**Dataset section**
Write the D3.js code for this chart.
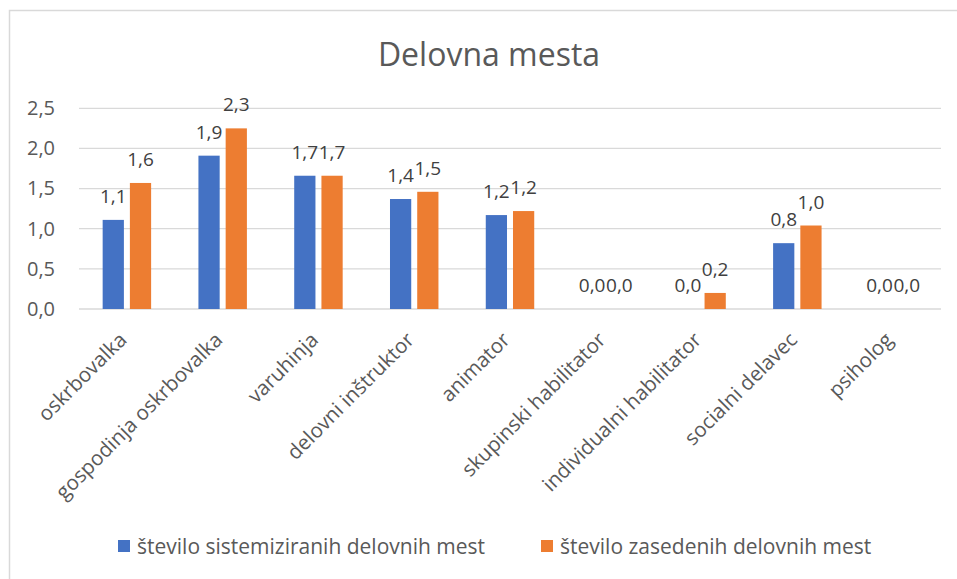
<!DOCTYPE html>
<html>
<head>
<meta charset="utf-8">
<script src="https://cdn.jsdelivr.net/npm/d3@7/dist/d3.min.js"></script>
<style>
  html, body { margin: 0; padding: 0; background: #fff; }
  svg { display: block; font-family: "Open Sans", sans-serif; }
</style>
</head>
<body>
<svg id="chart" width="957" height="579"></svg>
<script>
const categories = ["oskrbovalka", "gospodinja oskrbovalka", "varuhinja", "delovni inštruktor", "animator", "skupinski habilitator", "individualni habilitator", "socialni delavec", "psiholog"];
const seriesNames = ["število sistemiziranih delovnih mest", "število zasedenih delovnih mest"];
const sistemizirana = [1.11, 1.91, 1.66, 1.37, 1.17, 0.0, 0.0, 0.82, 0.0];
const zasedena = [1.57, 2.25, 1.66, 1.46, 1.22, 0.0, 0.2, 1.04, 0.0];
const yTicks = [0, 0.5, 1.0, 1.5, 2.0, 2.5];
const colors = ["#4472C4", "#ED7D31"];
const title = "Delovna mesta";

const svg = d3.select("#chart");
const W = 957, H = 579;

// chart border
svg.append("path")
  .attr("d", `M9.5,${H} L9.5,10.5 L${W},10.5`)
  .attr("fill", "none").attr("stroke", "#d9d9d9").attr("stroke-width", 1.5);

const plot = { left: 79, right: 941, top: 108.3, bottom: 309 };

const x0 = d3.scaleBand().domain(categories).range([plot.left, plot.right]).paddingInner(0.494).paddingOuter(0.247);
const x1 = d3.scaleBand().domain([0, 1]).range([0, x0.bandwidth()]).paddingInner(0.22).paddingOuter(0);
const y = d3.scaleLinear().domain([0, 2.5]).range([plot.bottom, plot.top]);

const fmt = v => d3.format(".1f")(v).replace(".", ",");

// title
svg.append("text").attr("x", 489).attr("y", 66).attr("text-anchor", "middle")
  .attr("fill", "#595959").style("font-size", "32px").text(title);

// gridlines
svg.append("g").selectAll("line").data(yTicks).join("line")
  .attr("x1", plot.left).attr("x2", plot.right)
  .attr("y1", d => y(d)).attr("y2", d => y(d))
  .attr("stroke", "#d9d9d9").attr("stroke-width", 1.3);

// y axis labels
const yAxis = d3.axisLeft(y).tickValues(yTicks).tickFormat(fmt).tickSize(0).tickPadding(0);
const ya = svg.append("g").attr("transform", "translate(55,0)").call(yAxis);
ya.select(".domain").remove();
ya.selectAll("text").attr("fill", "#595959").style("font-size", "20px").style("font-family", "Open Sans");

// bars
const series = [sistemizirana, zasedena];
const groups = svg.append("g").selectAll("g").data(categories).join("g")
  .attr("transform", d => `translate(${x0(d)},0)`);

groups.selectAll("rect").data((d, i) => series.map((s, k) => ({ k, v: s[i] }))).join("rect")
  .attr("x", d => x1(d.k)).attr("width", x1.bandwidth())
  .attr("y", d => y(d.v)).attr("height", d => y(0) - y(d.v))
  .attr("fill", d => colors[d.k]);

groups.selectAll("text").data((d, i) => series.map((s, k) => ({ k, v: s[i] }))).join("text")
  .attr("x", d => x1(d.k) + x1.bandwidth() / 2)
  .attr("y", d => y(d.v) - 17)
  .attr("text-anchor", "middle").attr("fill", "#404040").style("font-size", "19px")
  .text(d => fmt(d.v));

// x axis labels
const xAxis = d3.axisBottom(x0).tickSize(0).tickPadding(0);
const xa = svg.append("g").attr("transform", `translate(0,${plot.bottom})`).call(xAxis);
xa.select(".domain").remove();
xa.selectAll("text")
  .attr("text-anchor", "end").attr("fill", "#595959")
  .style("font-size", "20.5px").style("font-family", "Open Sans")
  .attr("transform", "translate(-4,27) rotate(-45)")
  .attr("x", 0).attr("y", 0).attr("dy", "0.35em");

// legend
const legendX = [118, 541];
const lg = svg.append("g").selectAll("g").data(seriesNames).join("g")
  .attr("transform", (d, i) => `translate(${legendX[i]},540)`);
lg.append("rect").attr("width", 12).attr("height", 12).attr("fill", (d, i) => colors[i]);
lg.append("text").attr("x", 19).attr("y", 6.5).attr("dy", "0.35em")
  .attr("fill", "#595959").style("font-size", "21px").text(d => d);
</script>
</body>
</html>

**Task prompt**
Pull out each line holding the string "chart".

**Finished exercise**
Write the D3.js code for this chart.
<svg id="chart" width="957" height="579"></svg>
const svg = d3.select("#chart");
// chart border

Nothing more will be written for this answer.